The goal of reservr is to provide a flexible interface for specifying distributions and fitting them to (randomly) truncated and possibly interval-censored data. It provides custom fitting algorithms to fit distributions to i.i.d. samples as well as dynnamic TensorFlow integration to allow training neural networks with arbitrary output distributions. The latter can be used to include explanatory variables in the distributional fits. Reservr also provides some tools relevant for working with its core functionality in an actuarial setting, namely the functions prob_report() and truncate_claims(), both of which make assumptions on the type of random truncation applied to the data.

Please refer to the vignettes distributions.Rmd and tensorflow.Rmd for detailed introductions.

Installation

reservr is not yet on CRAN. You can install the latest development version of reservr via

devtools::install_github("AshesITR/reservr")

You can install the released version of reservr from CRAN with:

install.packages("reservr")

If you want to use all of reservrs features, make sure to also install tensorflow.

Example

This is a basic example which shows how to fit a normal distribution to randomly truncated and censored data.

library(reservr)
set.seed(123)
mu <- 0
sigma <- 1
N <- 1000
p_cens <- 0.8

x <- rnorm(N, mean = mu, sd = sigma)
is_censored <- rbinom(N, size = 1L, prob = p_cens) == 1L
x_lower <- x
x_lower[is_censored] <- x[is_censored] - runif(sum(is_censored), min = 0, max = 0.5)
x_upper <- x
x_upper[is_censored] <- x[is_censored] + runif(sum(is_censored), min = 0, max = 0.5)

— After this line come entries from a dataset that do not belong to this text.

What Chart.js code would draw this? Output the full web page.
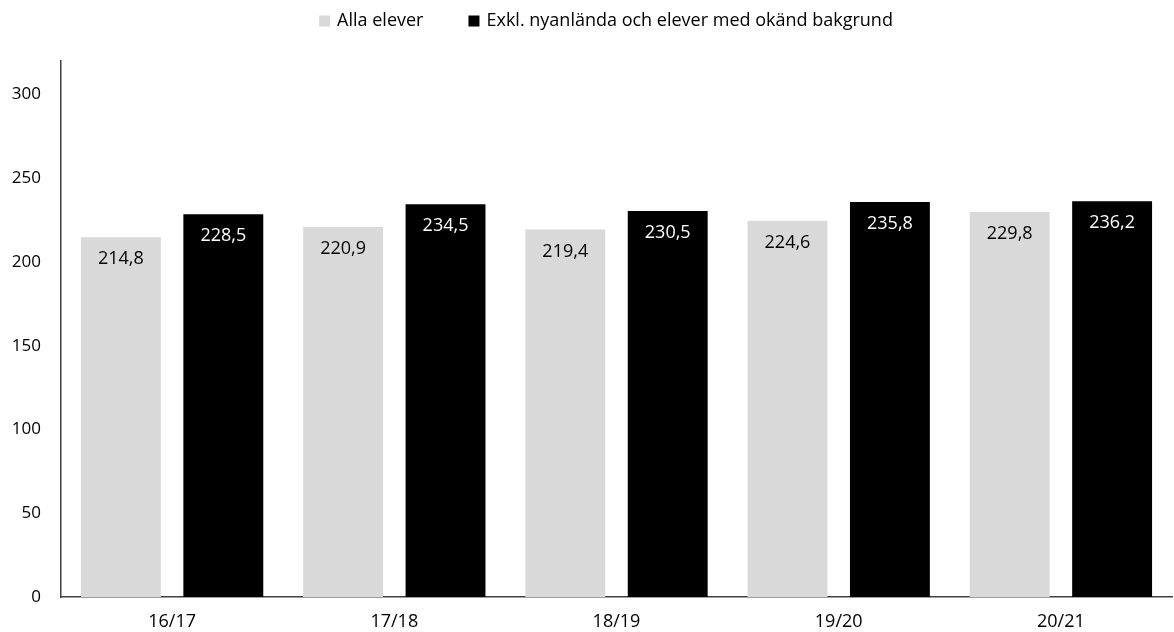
<!DOCTYPE html>
<html>
<head>
<meta charset="utf-8">
<script src="https://cdn.jsdelivr.net/npm/chart.js@4"></script>
<style>
  html, body { margin: 0; padding: 0; background: #fff; }
  #wrap { width: 1174px; height: 632px; }
</style>
</head>
<body>
<div id="wrap"><canvas id="chart"></canvas></div>
<script>
// Läsår och värden
const categories = ['16/17', '17/18', '18/19', '19/20', '20/21'];
const allaElever = [214.8, 220.9, 219.4, 224.6, 229.8];
const exklNyanlanda = [228.5, 234.5, 230.5, 235.8, 236.2];
const yTicks = [0, 50, 100, 150, 200, 250, 300];

const fontFamily = '"Open Sans", sans-serif';

// Etiketter inuti staplarna, nära toppen
const barLabels = {
  id: 'barLabels',
  afterDatasetsDraw(chart) {
    const ctx = chart.ctx;
    ctx.save();
    ctx.font = '18px ' + fontFamily;
    ctx.textAlign = 'center';
    ctx.textBaseline = 'middle';
    chart.data.datasets.forEach((ds, i) => {
      chart.getDatasetMeta(i).data.forEach((bar, j) => {
        ctx.fillStyle = i === 0 ? '#000' : '#fff';
        ctx.fillText(ds.data[j].toFixed(1).replace('.', ','), bar.x, bar.y + 22);
      });
    });
    ctx.restore();
  }
};

// Egen förklaring överst (bredare mellanrum än Chart.js standard)
const topLegend = {
  id: 'topLegend',
  afterDraw(chart) {
    const ctx = chart.ctx;
    const box = 11, textGap = 7, itemGap = 45, y = 21;
    ctx.save();
    ctx.font = '18px ' + fontFamily;
    ctx.textBaseline = 'middle';
    const items = chart.data.datasets.map(ds => ({
      label: ds.label, color: ds.backgroundColor, w: ctx.measureText(ds.label).width
    }));
    const total = items.reduce((s, it) => s + box + textGap + it.w, 0) + itemGap * (items.length - 1);
    let x = 606 - total / 2;
    items.forEach(it => {
      ctx.fillStyle = it.color;
      ctx.fillRect(x, y - box / 2, box, box);
      x += box + textGap;
      ctx.fillStyle = '#000';
      ctx.fillText(it.label, x, y);
      x += it.w + itemGap;
    });
    ctx.restore();
  }
};

new Chart(document.getElementById('chart'), {
  type: 'bar',
  data: {
    labels: categories,
    datasets: [
      { label: 'Alla elever', data: allaElever, backgroundColor: '#d9d9d9' },
      { label: 'Exkl. nyanlända och elever med okänd bakgrund', data: exklNyanlanda, backgroundColor: '#000000' }
    ]
  },
  options: {
    responsive: true,
    maintainAspectRatio: false,
    animation: false,
    categoryPercentage: 0.922,
    barPercentage: 0.78,
    layout: { padding: { left: 0, right: 2, top: 61, bottom: 0 } },
    plugins: {
      legend: { display: false },
      tooltip: { enabled: false }
    },
    scales: {
      x: {
        afterFit(axis) { axis.height = 35; },
        grid: { display: false, drawTicks: false },
        border: { color: '#404040', width: 1.5 },
        ticks: { color: '#000', padding: 14, font: { family: fontFamily, size: 18 } }
      },
      y: {
        min: 0,
        max: 320,
        afterBuildTicks(axis) {
          axis.ticks = yTicks.map(v => ({ value: v }));
        },
        afterFit(axis) { axis.width = 61; },
        grid: { display: false, drawTicks: false },
        border: { color: '#404040', width: 1.5 },
        ticks: { color: '#000', padding: 20, font: { family: fontFamily, size: 17 } }
      }
    }
  },
  plugins: [barLabels, topLegend]
});
</script>
</body>
</html>
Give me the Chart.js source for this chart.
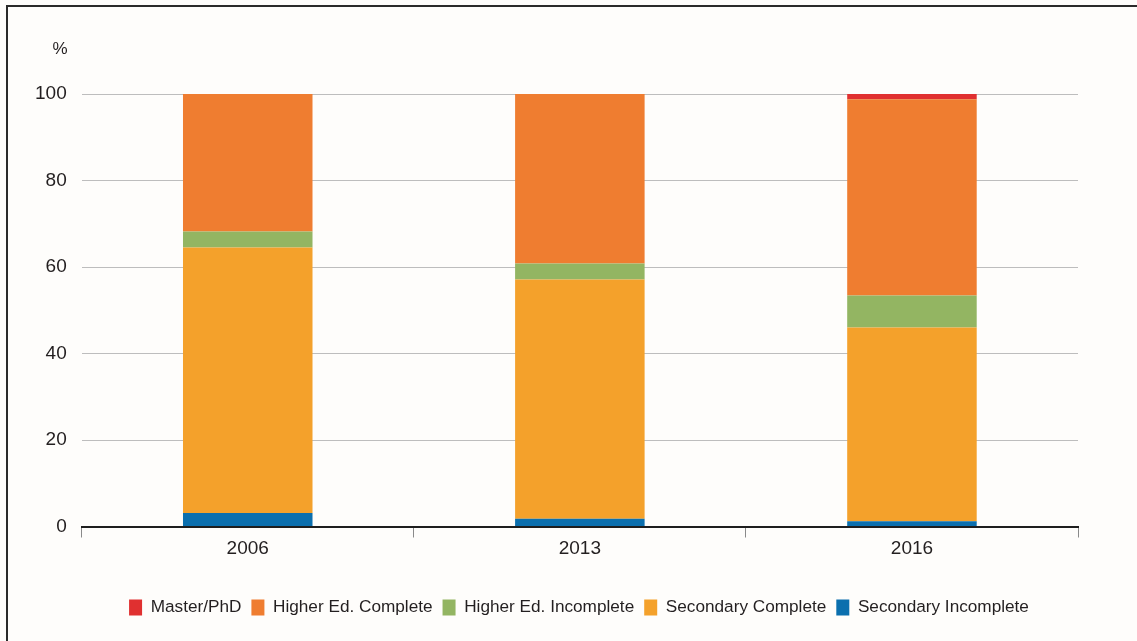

t_lower <- runif(N, min = -2, max = 0)
t_upper <- runif(N, min = 0, max = 2)

is_observed <- t_lower <= x & x <= t_upper

obs <- trunc_obs(
  xmin = pmax(x_lower, t_lower)[is_observed],
  xmax = pmin(x_upper, t_upper)[is_observed],
  tmin = t_lower[is_observed],
  tmax = t_upper[is_observed]
)

# Summary of the simulation
cat(sprintf(
  "simulated samples: %d\nobserved samples: %d\ncensored samples: %d\n", 
  N, nrow(obs), sum(is.na(obs$x))
))

# Define outcome distribution and perform fit to truncated and (partially) censored sample
dist <- dist_normal()
the_fit <- fit(dist, obs)

# Visualize resulting parameters and show a kernel density estimate of the samples.
# We replace interval-censored samples with their midpoint for the kernel density estimate.
plot_distributions(
  true = dist,
  fitted = dist, 
  empirical = dist_empirical(0.5 * (obs$xmin + obs$xmax)), 
  .x = seq(-5, 5, length.out = 201), 
  plots = "density", 
  with_params = list(
    true = list(mean = mu, sd = sigma), 
    fitted = the_fit$params
  )
)

Code of Conduct

Please note that the reservr project is released with a Contributor Code of Conduct. By contributing to this project, you agree to abide by its terms.